§ **EXERCISE BRIEF**
Write each line of the material exactly as given, from the top through the line that contains "var yTicks = [0, 20, 40, 60, 80, 100, 120];", and omit all pictures.

Entries with chart source code

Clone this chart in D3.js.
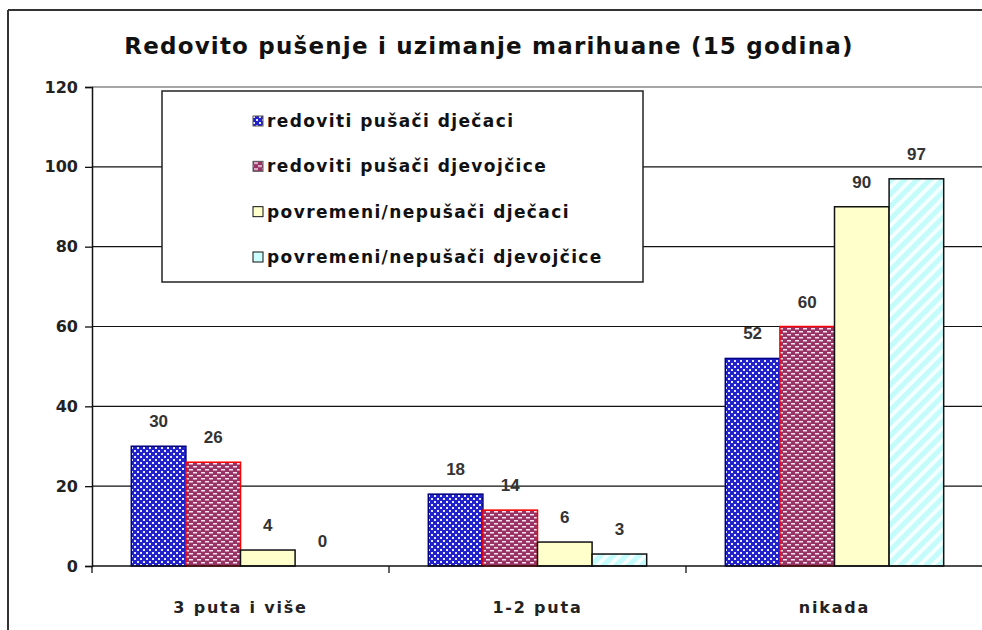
<!DOCTYPE html>
<html>
<head>
<meta charset="utf-8">
<script src="https://cdn.jsdelivr.net/npm/d3@7"></script>
<style>
  body { margin: 0; background: #fff; }
  svg { display: block; }
</style>
</head>
<body>
<div class="chartBox"></div>
<script>
// podaci
var title = "Redovito pušenje i uzimanje marihuane (15 godina)";
var categories = ["3 puta i više", "1-2 puta", "nikada"];
var seriesNames = ["redoviti pušači dječaci", "redoviti pušači djevojčice",
                   "povremeni/nepušači dječaci", "povremeni/nepušači djevojčice"];
var boysRegular = [30, 18, 52];
var girlsRegular = [26, 14, 60];
var boysOccasional = [4, 6, 90];
var girlsOccasional = [0, 3, 97];
var yTicks = [0, 20, 40, 60, 80, 100, 120];

var seriesValues = [boysRegular, girlsRegular, boysOccasional, girlsOccasional];
var fills = ["url(#patBlue)", "url(#patRed)", "#ffffcc", "url(#patCyan)"];
var legendFills = ["url(#patBlue)", "url(#patRed)", "#ffffcc", "#ccffff"];
var strokes = ["#000080", "#ff0000", "#111", "#111"];

var W = 982, H = 630;
var plotLeft = 92, plotRight = 983, plotTop = 87, plotBottom = 566;

var svg = d3.select(".chartBox").append("svg")
    .attr("width", W)
    .attr("height", H);

// uzorci za stupce
var defs = svg.append("defs");
var pb = defs.append("pattern").attr("id", "patBlue")
    .attr("patternUnits", "userSpaceOnUse").attr("width", 6).attr("height", 6);
pb.append("rect").attr("width", 6).attr("height", 6).attr("fill", "#2222cc");
pb.append("rect").attr("x", 0).attr("y", 0).attr("width", 2).attr("height", 2).attr("fill", "#e8e8ff");
pb.append("rect").attr("x", 3).attr("y", 3).attr("width", 2).attr("height", 2).attr("fill", "#e8e8ff");

var pr = defs.append("pattern").attr("id", "patRed")
    .attr("patternUnits", "userSpaceOnUse").attr("width", 8).attr("height", 6);
pr.append("rect").attr("width", 8).attr("height", 6).attr("fill", "#993366");
pr.append("rect").attr("x", 1).attr("y", 1).attr("width", 4).attr("height", 1.5).attr("fill", "#f4e4ee");
pr.append("rect").attr("x", 5).attr("y", 4).attr("width", 3).attr("height", 1.5).attr("fill", "#f4e4ee");
pr.append("rect").attr("x", 0).attr("y", 4).attr("width", 1).attr("height", 1.5).attr("fill", "#f4e4ee");

var pc = defs.append("pattern").attr("id", "patCyan")
    .attr("patternUnits", "userSpaceOnUse").attr("width", 9).attr("height", 9)
    .attr("patternTransform", "rotate(45)");
pc.append("rect").attr("width", 9).attr("height", 9).attr("fill", "#f4ffff");
pc.append("rect").attr("width", 5).attr("height", 9).attr("fill", "#c4fbfb");

// okvir grafikona
svg.append("line").attr("x1", 8).attr("x2", W).attr("y1", 10).attr("y2", 10)
    .attr("stroke", "#333").attr("stroke-width", 2);
svg.append("line").attr("x1", 8).attr("x2", 8).attr("y1", 10).attr("y2", H)
    .attr("stroke", "#333").attr("stroke-width", 2);

// naslov
svg.append("text")
    .attr("x", 489).attr("y", 54)
    .attr("text-anchor", "middle")
    .attr("font-family", "DejaVu Sans")
    .attr("font-weight", "bold")
    .attr("font-size", 23)
    .attr("letter-spacing", 1.2)
    .attr("fill", "#111")
    .text(title);

// skale
var y = d3.scaleLinear().domain([0, 120]).range([plotBottom, plotTop]);
var x0 = d3.scaleBand().domain(categories).range([plotLeft, plotRight]).padding(0);
var x1 = d3.scaleBand().domain(d3.range(seriesNames.length))
    .range([0, x0.bandwidth()]).paddingInner(0).paddingOuter(0.72);

// mreža
svg.append("g").selectAll("line")
    .data(yTicks.filter(function(t) { return t > 0; }))
    .enter().append("line")
    .attr("x1", plotLeft).attr("x2", W)
    .attr("y1", function(d) { return y(d); })
    .attr("y2", function(d) { return y(d); })
    .attr("stroke", function(d) { return d === 120 ? "#888" : "#111"; })
    .attr("stroke-width", function(d) { return d === 120 ? 1.5 : 1.2; });

// y os
var yAxis = svg.append("g")
    .attr("transform", "translate(" + plotLeft + ",0)")
    .call(d3.axisLeft(y).tickValues(yTicks).tickSize(7).tickPadding(7));
yAxis.select(".domain").attr("stroke", "#111").attr("stroke-width", 1.5);
yAxis.selectAll(".tick line").attr("stroke", "#111").attr("stroke-width", 1.3);
yAxis.selectAll("text")
    .attr("font-family", "DejaVu Sans")
    .attr("font-weight", "bold")
    .attr("font-size", 16)
    .attr("fill", "#222");

// stupci
var groups = svg.append("g").selectAll("g")
    .data(categories)
    .enter().append("g")
    .attr("transform", function(d) { return "translate(" + x0(d) + ",0)"; });

groups.selectAll("rect")
    .data(function(d, ci) {
        return seriesValues.map(function(vals, si) { return { s: si, v: vals[ci] }; });
    })
    .enter().append("rect")
    .attr("x", function(d) { return x1(d.s); })
    .attr("y", function(d) { return y(d.v); })
    .attr("width", x1.bandwidth())
    .attr("height", function(d) { return y(0) - y(d.v); })
    .attr("fill", function(d) { return fills[d.s]; })
    .attr("stroke", function(d) { return d.v > 0 ? strokes[d.s] : "none"; })
    .attr("stroke-width", 1.5);

// oznake vrijednosti
groups.selectAll("text")
    .data(function(d, ci) {
        return seriesValues.map(function(vals, si) { return { s: si, v: vals[ci] }; });
    })
    .enter().append("text")
    .attr("x", function(d) { return x1(d.s) + x1.bandwidth() / 2; })
    .attr("y", function(d) { return y(d.v) - 19; })
    .attr("text-anchor", "middle")
    .attr("font-family", "Liberation Sans")
    .attr("font-weight", "bold")
    .attr("font-size", 17)
    .attr("fill", "#333")
    .text(function(d) { return d.v; });

// x os
var xAxis = svg.append("g")
    .attr("transform", "translate(0," + plotBottom + ")");
xAxis.append("line").attr("x1", plotLeft).attr("x2", W)
    .attr("stroke", "#111").attr("stroke-width", 1.5);
xAxis.selectAll("line.tk")
    .data(categories.map(function(c) { return x0(c); }).concat([plotRight]))
    .enter().append("line")
    .attr("class", "tk")
    .attr("x1", function(d) { return d; }).attr("x2", function(d) { return d; })
    .attr("y1", 0).attr("y2", 7)
    .attr("stroke", "#111").attr("stroke-width", 1.3);
xAxis.selectAll("text")
    .data(categories)
    .enter().append("text")
    .attr("x", function(d) { return x0(d) + x0.bandwidth() / 2; })
    .attr("y", 47)
    .attr("text-anchor", "middle")
    .attr("font-family", "DejaVu Sans")
    .attr("font-weight", "bold")
    .attr("font-size", 16)
    .attr("letter-spacing", 1.8)
    .attr("fill", "#222")
    .text(function(d) { return d; });

// legenda
var legend = svg.append("g");
legend.append("rect")
    .attr("x", 162).attr("y", 91)
    .attr("width", 481).attr("height", 191)
    .attr("fill", "#fff")
    .attr("stroke", "#222").attr("stroke-width", 1.5);
var rowY = d3.scalePoint().domain(d3.range(seriesNames.length)).range([122, 258]);
var item = legend.selectAll("g.item")
    .data(seriesNames)
    .enter().append("g")
    .attr("class", "item")
    .attr("transform", function(d, i) { return "translate(253," + rowY(i) + ")"; });
item.append("rect")
    .attr("x", 0).attr("y", -6)
    .attr("width", 10).attr("height", 10)
    .attr("fill", function(d, i) { return legendFills[i]; })
    .attr("stroke", function(d, i) { return i < 2 ? "#555" : "#111"; })
    .attr("stroke-width", 1);
item.append("text")
    .attr("x", 14).attr("y", 5)
    .attr("font-family", "DejaVu Sans")
    .attr("font-weight", "bold")
    .attr("font-size", 17)
    .attr("letter-spacing", 1.4)
    .attr("fill", "#111")
    .text(function(d) { return d; });
</script>
</body>
</html>
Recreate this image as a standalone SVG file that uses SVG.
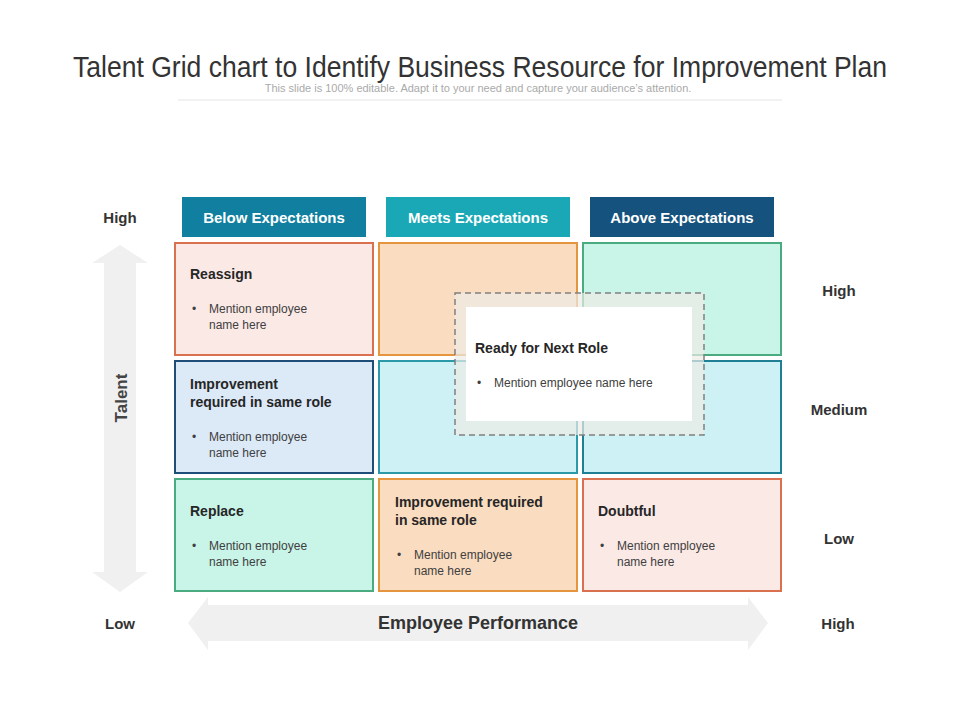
<svg xmlns="http://www.w3.org/2000/svg" width="960" height="720" viewBox="0 0 960 720">
<style>
text{font-family:"Liberation Sans",Arial,sans-serif}
.hd{fill:#fff;font-size:15px;font-weight:bold;text-anchor:middle}
.ax{fill:#333;font-size:15px;font-weight:bold}
.t{fill:#262626;font-size:14px;font-weight:bold}
.b{fill:#404040;font-size:12px}
.c{stroke-width:2}
</style>
<rect width="960" height="720" fill="#fff"/>
<text x="480" y="77" text-anchor="middle" font-family="'DejaVu Sans Condensed',sans-serif" font-size="29" fill="#333" textLength="814" lengthAdjust="spacingAndGlyphs">Talent Grid chart to Identify Business Resource for Improvement Plan</text>
<text x="478" y="92" text-anchor="middle" font-size="11" fill="#aaa">This slide is 100% editable. Adapt it to your need and capture your audience’s attention.</text>
<line x1="178" y1="100" x2="782" y2="100" stroke="#eee" stroke-width="1.5"/>
<g id="arrows" fill="#f0f0f0">
<polygon points="120,245 148,263 136,263 136,572 148,572 120,592 92,572 104,572 104,263 92,263"/>
<polygon points="188,623 208,597 208,605 748,605 748,597 768,623 748,650 748,641 208,641 208,650"/>
</g>
<g id="labels">
<text class="ax" x="120" y="223" text-anchor="middle">High</text>
<text class="ax" x="120" y="629" text-anchor="middle" font-weight="normal">Low</text>
<text class="ax" x="838" y="629" text-anchor="middle" fill="#111">High</text>
<text class="ax" x="839" y="296" text-anchor="middle" font-weight="normal">High</text>
<text class="ax" x="839" y="415" text-anchor="middle" font-weight="normal">Medium</text>
<text class="ax" x="839" y="544" text-anchor="middle" font-weight="normal">Low</text>
<text x="127" y="398" transform="rotate(-90 127 398)" text-anchor="middle" font-size="17" font-weight="bold" fill="#444">Talent</text>
<text x="478" y="629" text-anchor="middle" font-size="18" font-weight="bold" fill="#333">Employee Performance</text>
</g>
<g id="headers">
<rect x="182" y="197" width="184" height="40" fill="#117fa0"/><text class="hd" x="274" y="223">Below Expectations</text>
<rect x="386" y="197" width="184" height="40" fill="#1ba8b6"/><text class="hd" x="478" y="223">Meets Expectations</text>
<rect x="590" y="197" width="184" height="40" fill="#16527e"/><text class="hd" x="682" y="223">Above Expectations</text>
</g>
<g id="r1c1"><rect class="c" x="175" y="243" width="198" height="112" fill="#fbe9e6" stroke="#d9704f"/>
<text class="t" x="190" y="279">Reassign</text><text class="b" x="192" y="313">•</text><text class="b" x="209" y="313">Mention employee</text><text class="b" x="209" y="329">name here</text></g>
<g id="r1c2"><rect class="c" x="379" y="243" width="198" height="112" fill="#fadcc0" stroke="#e6953f"/></g>
<g id="r1c3"><rect class="c" x="583" y="243" width="198" height="112" fill="#c9f4e8" stroke="#4aaa80"/></g>
<g id="r2c1"><rect class="c" x="175" y="361" width="198" height="112" fill="#dce9f7" stroke="#1f4e79"/>
<text class="t" x="190" y="389">Improvement</text><text class="t" x="190" y="407">required in same role</text><text class="b" x="192" y="441">•</text><text class="b" x="209" y="441">Mention employee</text><text class="b" x="209" y="457">name here</text></g>
<g id="r2c2"><rect class="c" x="379" y="361" width="198" height="112" fill="#cdf1f4" stroke="#2a9aa8"/></g>
<g id="r2c3"><rect class="c" x="583" y="361" width="198" height="112" fill="#cdf1f4" stroke="#1f7f95"/></g>
<g id="r3c1"><rect class="c" x="175" y="479" width="198" height="112" fill="#c9f4e8" stroke="#4aaa80"/>
<text class="t" x="190" y="516">Replace</text><text class="b" x="192" y="550">•</text><text class="b" x="209" y="550">Mention employee</text><text class="b" x="209" y="566">name here</text></g>
<g id="r3c2"><rect class="c" x="379" y="479" width="198" height="112" fill="#fadcc0" stroke="#e6953f"/>
<text class="t" x="395" y="507">Improvement required</text><text class="t" x="395" y="525">in same role</text><text class="b" x="397" y="559">•</text><text class="b" x="414" y="559">Mention employee</text><text class="b" x="414" y="575">name here</text></g>
<g id="r3c3"><rect class="c" x="583" y="479" width="198" height="112" fill="#fbe9e6" stroke="#d9704f"/>
<text class="t" x="598" y="516">Doubtful</text><text class="b" x="600" y="550">•</text><text class="b" x="617" y="550">Mention employee</text><text class="b" x="617" y="566">name here</text></g>
<g id="ready">
<rect x="455" y="293" width="249" height="142" fill="#ecebe6" fill-opacity="0.7" stroke="#808080" stroke-width="1.5" stroke-dasharray="6,4"/>
<rect x="466" y="307" width="226" height="114" fill="#fff"/>
<text class="t" x="475" y="353" font-size="13">Ready for Next Role</text>
<text class="b" x="477" y="387">•</text><text class="b" x="494" y="387">Mention employee name here</text>
</g>
</svg>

§ **FINISHED EXERCISE**
Clone this chart in D3.js.
<!DOCTYPE html>
<html>
<head>
<meta charset="utf-8">
<script src="https://cdn.jsdelivr.net/npm/d3@7"></script>
<style>
  body { margin: 0; background: #fff; }
  svg { display: block; }
</style>
</head>
<body>
<div class="chartBox"></div>
<script>
// podaci
var title = "Redovito pušenje i uzimanje marihuane (15 godina)";
var categories = ["3 puta i više", "1-2 puta", "nikada"];
var seriesNames = ["redoviti pušači dječaci", "redoviti pušači djevojčice",
                   "povremeni/nepušači dječaci", "povremeni/nepušači djevojčice"];
var boysRegular = [30, 18, 52];
var girlsRegular = [26, 14, 60];
var boysOccasional = [4, 6, 90];
var girlsOccasional = [0, 3, 97];
var yTicks = [0, 20, 40, 60, 80, 100, 120];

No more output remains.